It was an august ceremony that signified absolutely nothing, the Middle East Peace Conference held in Paris just six months ago.
Representatives from some 70 countries, including the foreign ministers from 30 of them – along with outgoing US secretary of state John Kerry – took part in the parley on January 15.
The event caused no small degree of prior consternation in Jerusalem, concerned it might produce some final statement that would set the parameters for peace which, in the very final gasp of Barack Obama’s presidency, would be adopted and codified into a resolution by the UN Security Council.
So much energy expended on nothing.
The conference released a statement that nobody paid attention to, and five days later US President Donald Trump was inaugurated into office.
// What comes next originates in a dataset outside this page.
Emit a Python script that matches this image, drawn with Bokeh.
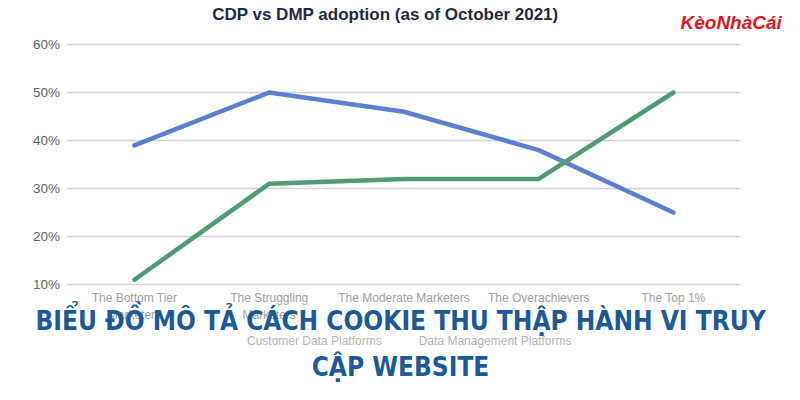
from bokeh.plotting import figure
from bokeh.models import Range1d, Label, Legend, LegendItem
from bokeh.embed import file_html
from bokeh.resources import INLINE

categories = ["The Bottom Tier\nMarketers", "The Struggling\nMarketers", "The Moderate Marketers",
              "The Overachievers", "The Top 1%"]
cdp_values = [11, 31, 32, 32, 50]   # Customer Data Platforms (%)
dmp_values = [39, 50, 46, 38, 25]   # Data Management Platforms (%)
y_ticks = [10, 20, 30, 40, 50, 60]

title_text = "CDP vs DMP adoption (as of October 2021)"
banner_line1 = "BIỂU ĐỒ MÔ TẢ CÁCH COOKIE THU THẬP HÀNH VI TRUY"
banner_line2 = "CẬP WEBSITE"
logo_text = "KèoNhàCái"
legend_labels = ["Customer Data Platforms", "Data Management Platforms"]

BLUE = "#5b7fd2"
GREEN = "#4f9b74"

W, H = 784, 384
# category index positions; the whole canvas is the plot frame so that overlay texts are not clipped
xs = list(range(len(categories)))
n = len(categories)
p = figure(width=W, height=H, output_backend="svg", toolbar_location=None,
           x_range=Range1d(-0.994, 4.824), y_range=Range1d(-10.83, 69.17),
           min_border=0)
p.outline_line_color = None
p.background_fill_color = "white"
p.border_fill_color = "white"
p.axis.visible = False
p.grid.visible = False

# horizontal grid lines across the category band
p.segment(x0=[-0.5] * len(y_ticks), x1=[n - 0.5] * len(y_ticks), y0=y_ticks, y1=y_ticks,
          line_color="#d2d2d2", line_width=1.5)

# y tick labels
p.text(x=[-0.5] * len(y_ticks), y=y_ticks, text=[f"{t}%" for t in y_ticks],
       x_offset=-7, text_align="right", text_baseline="middle",
       text_font={"value": "Liberation Sans"}, text_font_size="13.5px", text_color="#5f5f5f")

# x tick labels
p.text(x=xs, y=[y_ticks[0]] * n, text=categories, y_offset=6,
       text_align="center", text_baseline="top", text_line_height=1.25,
       text_font={"value": "Liberation Sans"}, text_font_size="12px", text_color="#a0a0a0")

p.line(xs, dmp_values, line_color=BLUE, line_width=4.5, line_cap="round", line_join="round")
p.line(xs, cdp_values, line_color=GREEN, line_width=4.5, line_cap="round", line_join="round")

# legend markers
r_cdp = p.scatter([], [], marker="circle", size=11, fill_color="#cfe6da", line_color=None)
r_dmp = p.scatter([], [], marker="circle", size=11, fill_color="#d5def3", line_color=None)
legend = Legend(items=[LegendItem(label=legend_labels[0], renderers=[r_cdp]),
                       LegendItem(label=legend_labels[1], renderers=[r_dmp])],
                orientation="horizontal", location=(228, 33), border_line_color=None,
                background_fill_alpha=0, label_text_font="Liberation Sans",
                label_text_font_size="12px", label_text_color="#b5b5b5", spacing=18,
                glyph_width=14, padding=2, margin=0)
p.add_layout(legend, "center")

# title
p.add_layout(Label(x=385, y=H - 14, x_units="screen", y_units="screen", text=title_text,
                   text_font="Liberation Sans", text_font_style="bold", text_font_size="17px",
                   text_color="#1f2a44", text_align="center", text_baseline="middle"))

# logo
p.add_layout(Label(x=680, y=H - 22, x_units="screen", y_units="screen", text=logo_text,
                   text_font="Liberation Sans", text_font_style="bold italic", text_font_size="19px",
                   text_color="#e0141e", text_align="left", text_baseline="middle"))

# banner overlay
for txt, yy in ((banner_line1, H - 320), (banner_line2, H - 366)):
    p.add_layout(Label(x=400, y=yy, x_units="screen", y_units="screen", text=txt,
                       text_font="DejaVu Sans Condensed", text_font_style="bold",
                       text_font_size="26px", text_color="#1c5a97",
                       text_align="center", text_baseline="middle"))

open("out.html", "w").write(file_html(p, INLINE))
Many of the heroes of the 2017 Paris summit are no longer on the scene: French president Francois Hollande, gone; French foreign minister Jean-Marc Ayrault, gone; Kerry, gone.
Gone too, at least for the time being, is an obsessive European and French focus on the Israeli-Palestinian diplomatic process, on the settlements.
In fact, months have gone by now without the monthly meeting of European foreign ministers issuing statements about the peace process, often in an unbalanced way to place the onus for the diplomatic stalemate on Israel’s shoulders. Who remembers the last time EU foreign policy chief Federica Mogherini was mentioned in an Israeli news report? One hears much less of late about the European Union or individual European countries considering sanctions against Israel for continued settlement construction.
Sure, they perfunctorily issue condemnatory statements following any news of new settlement building.
But the matter generally stops there.